### PROBLEM TO SOLVE
Set down the listing below verbatim, but only from its first line through the line containing "minimum width=82pt, minimum".

━━ GIVEN INFORMATION

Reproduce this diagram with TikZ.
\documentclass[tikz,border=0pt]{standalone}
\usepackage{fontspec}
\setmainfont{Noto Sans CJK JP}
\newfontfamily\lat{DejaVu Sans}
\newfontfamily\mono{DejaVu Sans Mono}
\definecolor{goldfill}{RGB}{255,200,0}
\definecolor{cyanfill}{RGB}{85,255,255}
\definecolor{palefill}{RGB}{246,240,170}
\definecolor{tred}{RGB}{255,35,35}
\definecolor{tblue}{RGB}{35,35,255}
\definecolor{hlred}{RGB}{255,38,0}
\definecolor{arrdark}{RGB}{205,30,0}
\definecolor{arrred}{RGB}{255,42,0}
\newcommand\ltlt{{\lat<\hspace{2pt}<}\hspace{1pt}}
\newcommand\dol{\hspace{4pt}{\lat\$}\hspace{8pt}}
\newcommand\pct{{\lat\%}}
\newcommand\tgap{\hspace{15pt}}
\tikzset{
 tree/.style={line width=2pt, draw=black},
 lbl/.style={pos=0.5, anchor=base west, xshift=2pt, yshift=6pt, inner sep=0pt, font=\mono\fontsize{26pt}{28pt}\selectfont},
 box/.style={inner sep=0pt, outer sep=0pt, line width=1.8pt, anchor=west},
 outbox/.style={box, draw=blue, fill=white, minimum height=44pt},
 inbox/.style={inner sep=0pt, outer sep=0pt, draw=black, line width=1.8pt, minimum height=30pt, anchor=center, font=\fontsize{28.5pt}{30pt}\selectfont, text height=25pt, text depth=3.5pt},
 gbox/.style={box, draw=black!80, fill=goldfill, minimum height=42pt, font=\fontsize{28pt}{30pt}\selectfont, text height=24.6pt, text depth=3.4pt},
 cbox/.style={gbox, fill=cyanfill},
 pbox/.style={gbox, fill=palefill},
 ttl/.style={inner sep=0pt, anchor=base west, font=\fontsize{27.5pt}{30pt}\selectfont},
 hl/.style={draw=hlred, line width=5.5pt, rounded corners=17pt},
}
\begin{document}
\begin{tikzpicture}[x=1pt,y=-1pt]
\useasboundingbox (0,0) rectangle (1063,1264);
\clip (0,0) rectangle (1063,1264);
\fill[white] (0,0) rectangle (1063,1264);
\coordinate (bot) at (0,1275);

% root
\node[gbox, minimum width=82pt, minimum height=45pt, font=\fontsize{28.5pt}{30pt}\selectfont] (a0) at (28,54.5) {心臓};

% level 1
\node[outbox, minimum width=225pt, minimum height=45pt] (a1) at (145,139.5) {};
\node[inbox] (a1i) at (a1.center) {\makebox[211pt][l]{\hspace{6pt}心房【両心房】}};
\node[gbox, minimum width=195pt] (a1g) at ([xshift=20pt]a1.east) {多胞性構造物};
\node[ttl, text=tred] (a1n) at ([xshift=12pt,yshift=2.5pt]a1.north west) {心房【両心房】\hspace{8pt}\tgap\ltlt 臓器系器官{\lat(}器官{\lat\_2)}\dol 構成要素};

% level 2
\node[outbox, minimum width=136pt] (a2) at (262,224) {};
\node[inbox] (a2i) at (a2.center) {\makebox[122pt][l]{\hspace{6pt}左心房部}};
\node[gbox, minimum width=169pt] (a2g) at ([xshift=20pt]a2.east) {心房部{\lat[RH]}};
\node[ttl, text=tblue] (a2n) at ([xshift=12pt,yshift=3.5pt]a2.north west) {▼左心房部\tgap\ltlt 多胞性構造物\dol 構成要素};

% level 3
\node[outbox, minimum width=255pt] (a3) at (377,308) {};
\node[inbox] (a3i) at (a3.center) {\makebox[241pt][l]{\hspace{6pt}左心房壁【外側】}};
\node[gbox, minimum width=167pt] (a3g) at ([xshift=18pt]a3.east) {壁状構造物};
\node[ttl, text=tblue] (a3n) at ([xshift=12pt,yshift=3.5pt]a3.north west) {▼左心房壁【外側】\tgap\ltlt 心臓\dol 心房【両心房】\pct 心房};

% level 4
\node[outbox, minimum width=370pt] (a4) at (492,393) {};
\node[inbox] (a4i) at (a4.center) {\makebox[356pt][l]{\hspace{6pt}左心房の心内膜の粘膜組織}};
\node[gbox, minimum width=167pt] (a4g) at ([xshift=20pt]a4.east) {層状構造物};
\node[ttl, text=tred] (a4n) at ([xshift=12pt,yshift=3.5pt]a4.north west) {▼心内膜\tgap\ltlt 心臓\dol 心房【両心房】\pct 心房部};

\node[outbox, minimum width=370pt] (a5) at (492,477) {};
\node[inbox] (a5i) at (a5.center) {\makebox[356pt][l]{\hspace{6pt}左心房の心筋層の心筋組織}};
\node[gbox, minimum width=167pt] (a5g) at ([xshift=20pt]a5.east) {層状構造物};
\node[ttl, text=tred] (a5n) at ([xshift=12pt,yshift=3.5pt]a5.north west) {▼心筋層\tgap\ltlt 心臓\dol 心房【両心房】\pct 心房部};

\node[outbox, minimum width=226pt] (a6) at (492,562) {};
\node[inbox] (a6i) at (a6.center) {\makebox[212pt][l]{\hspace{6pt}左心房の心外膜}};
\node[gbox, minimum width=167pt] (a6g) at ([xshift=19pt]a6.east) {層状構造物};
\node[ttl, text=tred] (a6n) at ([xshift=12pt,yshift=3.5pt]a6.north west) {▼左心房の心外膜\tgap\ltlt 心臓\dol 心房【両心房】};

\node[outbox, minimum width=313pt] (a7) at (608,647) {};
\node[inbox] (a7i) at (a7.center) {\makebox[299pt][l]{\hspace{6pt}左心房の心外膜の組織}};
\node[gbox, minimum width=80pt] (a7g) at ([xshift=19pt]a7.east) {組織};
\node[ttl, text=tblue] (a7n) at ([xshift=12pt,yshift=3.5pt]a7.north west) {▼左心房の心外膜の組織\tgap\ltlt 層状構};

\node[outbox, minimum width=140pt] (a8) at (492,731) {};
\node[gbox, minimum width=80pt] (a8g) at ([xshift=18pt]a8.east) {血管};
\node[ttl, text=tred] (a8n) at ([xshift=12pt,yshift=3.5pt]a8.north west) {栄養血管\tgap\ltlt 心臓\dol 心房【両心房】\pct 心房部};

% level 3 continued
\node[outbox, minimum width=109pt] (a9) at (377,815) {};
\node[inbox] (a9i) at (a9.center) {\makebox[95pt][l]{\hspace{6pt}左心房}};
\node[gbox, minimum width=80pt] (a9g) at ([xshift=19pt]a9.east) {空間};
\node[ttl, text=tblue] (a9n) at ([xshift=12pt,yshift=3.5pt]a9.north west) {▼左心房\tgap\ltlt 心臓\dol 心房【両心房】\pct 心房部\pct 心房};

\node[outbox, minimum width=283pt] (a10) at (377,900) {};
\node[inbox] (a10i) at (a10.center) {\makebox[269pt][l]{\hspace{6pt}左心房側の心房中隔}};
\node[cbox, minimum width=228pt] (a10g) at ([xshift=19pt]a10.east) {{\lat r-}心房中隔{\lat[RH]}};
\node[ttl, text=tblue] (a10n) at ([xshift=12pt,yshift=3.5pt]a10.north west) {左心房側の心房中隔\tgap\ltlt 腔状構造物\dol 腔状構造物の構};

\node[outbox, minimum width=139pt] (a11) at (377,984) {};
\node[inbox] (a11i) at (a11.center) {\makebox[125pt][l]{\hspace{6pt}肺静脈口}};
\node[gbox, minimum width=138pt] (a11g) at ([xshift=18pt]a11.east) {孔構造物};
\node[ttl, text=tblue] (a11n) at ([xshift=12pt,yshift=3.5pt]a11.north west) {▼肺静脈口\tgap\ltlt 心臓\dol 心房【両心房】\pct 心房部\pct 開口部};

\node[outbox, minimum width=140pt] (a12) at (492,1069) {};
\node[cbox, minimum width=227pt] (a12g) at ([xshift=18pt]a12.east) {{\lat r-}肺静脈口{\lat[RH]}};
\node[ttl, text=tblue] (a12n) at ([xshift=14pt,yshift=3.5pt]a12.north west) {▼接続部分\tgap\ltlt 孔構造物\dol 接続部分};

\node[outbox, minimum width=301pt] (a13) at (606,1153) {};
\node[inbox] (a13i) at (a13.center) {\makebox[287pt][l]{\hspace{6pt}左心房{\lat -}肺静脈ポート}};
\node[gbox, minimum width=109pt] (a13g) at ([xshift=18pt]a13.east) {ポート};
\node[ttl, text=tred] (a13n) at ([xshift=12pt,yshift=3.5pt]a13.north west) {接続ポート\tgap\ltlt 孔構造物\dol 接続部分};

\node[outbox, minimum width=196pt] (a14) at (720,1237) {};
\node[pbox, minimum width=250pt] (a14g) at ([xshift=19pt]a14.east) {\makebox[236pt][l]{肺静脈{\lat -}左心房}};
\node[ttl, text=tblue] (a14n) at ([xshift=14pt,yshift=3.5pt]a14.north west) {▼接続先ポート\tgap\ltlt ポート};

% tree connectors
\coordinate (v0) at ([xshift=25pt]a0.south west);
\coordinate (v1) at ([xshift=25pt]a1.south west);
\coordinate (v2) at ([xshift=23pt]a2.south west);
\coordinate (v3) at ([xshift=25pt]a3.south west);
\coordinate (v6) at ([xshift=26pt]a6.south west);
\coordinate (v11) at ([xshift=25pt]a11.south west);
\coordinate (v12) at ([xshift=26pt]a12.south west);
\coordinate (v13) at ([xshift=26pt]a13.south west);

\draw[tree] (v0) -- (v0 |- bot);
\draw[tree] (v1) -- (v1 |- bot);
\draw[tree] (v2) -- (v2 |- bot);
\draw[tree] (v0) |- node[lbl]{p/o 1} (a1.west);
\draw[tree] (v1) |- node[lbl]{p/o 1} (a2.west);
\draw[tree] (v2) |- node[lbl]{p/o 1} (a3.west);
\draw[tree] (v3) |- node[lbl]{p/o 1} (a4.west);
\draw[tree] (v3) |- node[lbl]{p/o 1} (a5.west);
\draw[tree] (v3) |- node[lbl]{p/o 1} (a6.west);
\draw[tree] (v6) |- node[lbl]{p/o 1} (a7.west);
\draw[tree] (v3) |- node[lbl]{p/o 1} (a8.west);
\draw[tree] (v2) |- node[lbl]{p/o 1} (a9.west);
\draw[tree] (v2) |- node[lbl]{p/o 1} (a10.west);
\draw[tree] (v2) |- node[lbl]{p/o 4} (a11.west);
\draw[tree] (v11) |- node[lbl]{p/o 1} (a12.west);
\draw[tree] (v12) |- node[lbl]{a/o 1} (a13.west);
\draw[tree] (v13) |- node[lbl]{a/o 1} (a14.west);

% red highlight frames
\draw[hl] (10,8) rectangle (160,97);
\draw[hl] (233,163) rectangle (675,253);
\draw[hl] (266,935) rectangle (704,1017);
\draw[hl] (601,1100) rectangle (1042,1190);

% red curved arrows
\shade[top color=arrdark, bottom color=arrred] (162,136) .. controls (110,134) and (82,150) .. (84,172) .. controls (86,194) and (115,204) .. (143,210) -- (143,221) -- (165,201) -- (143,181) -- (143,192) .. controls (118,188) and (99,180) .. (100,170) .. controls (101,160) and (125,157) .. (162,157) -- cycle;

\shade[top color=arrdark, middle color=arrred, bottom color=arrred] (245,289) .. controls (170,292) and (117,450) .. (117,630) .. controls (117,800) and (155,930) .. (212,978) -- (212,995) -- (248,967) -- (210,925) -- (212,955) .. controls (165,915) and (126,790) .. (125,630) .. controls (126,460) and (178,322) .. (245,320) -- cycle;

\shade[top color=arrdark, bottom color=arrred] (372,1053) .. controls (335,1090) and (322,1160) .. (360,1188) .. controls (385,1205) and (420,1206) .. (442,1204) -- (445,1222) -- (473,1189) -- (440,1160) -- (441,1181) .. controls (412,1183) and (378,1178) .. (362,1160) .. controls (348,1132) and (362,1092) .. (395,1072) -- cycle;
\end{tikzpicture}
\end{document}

━━━━

### COMPLETED EXERCISE
Reproduce this diagram with TikZ.
\documentclass[tikz,border=0pt]{standalone}
\usepackage{fontspec}
\setmainfont{Noto Sans CJK JP}
\newfontfamily\lat{DejaVu Sans}
\newfontfamily\mono{DejaVu Sans Mono}
\definecolor{goldfill}{RGB}{255,200,0}
\definecolor{cyanfill}{RGB}{85,255,255}
\definecolor{palefill}{RGB}{246,240,170}
\definecolor{tred}{RGB}{255,35,35}
\definecolor{tblue}{RGB}{35,35,255}
\definecolor{hlred}{RGB}{255,38,0}
\definecolor{arrdark}{RGB}{205,30,0}
\definecolor{arrred}{RGB}{255,42,0}
\newcommand\ltlt{{\lat<\hspace{2pt}<}\hspace{1pt}}
\newcommand\dol{\hspace{4pt}{\lat\$}\hspace{8pt}}
\newcommand\pct{{\lat\%}}
\newcommand\tgap{\hspace{15pt}}
\tikzset{
 tree/.style={line width=2pt, draw=black},
 lbl/.style={pos=0.5, anchor=base west, xshift=2pt, yshift=6pt, inner sep=0pt, font=\mono\fontsize{26pt}{28pt}\selectfont},
 box/.style={inner sep=0pt, outer sep=0pt, line width=1.8pt, anchor=west},
 outbox/.style={box, draw=blue, fill=white, minimum height=44pt},
 inbox/.style={inner sep=0pt, outer sep=0pt, draw=black, line width=1.8pt, minimum height=30pt, anchor=center, font=\fontsize{28.5pt}{30pt}\selectfont, text height=25pt, text depth=3.5pt},
 gbox/.style={box, draw=black!80, fill=goldfill, minimum height=42pt, font=\fontsize{28pt}{30pt}\selectfont, text height=24.6pt, text depth=3.4pt},
 cbox/.style={gbox, fill=cyanfill},
 pbox/.style={gbox, fill=palefill},
 ttl/.style={inner sep=0pt, anchor=base west, font=\fontsize{27.5pt}{30pt}\selectfont},
 hl/.style={draw=hlred, line width=5.5pt, rounded corners=17pt},
}
\begin{document}
\begin{tikzpicture}[x=1pt,y=-1pt]
\useasboundingbox (0,0) rectangle (1063,1264);
\clip (0,0) rectangle (1063,1264);
\fill[white] (0,0) rectangle (1063,1264);
\coordinate (bot) at (0,1275);

% root
\node[gbox, minimum width=82pt, minimum height=45pt, font=\fontsize{28.5pt}{30pt}\selectfont] (a0) at (28,54.5) {心臓};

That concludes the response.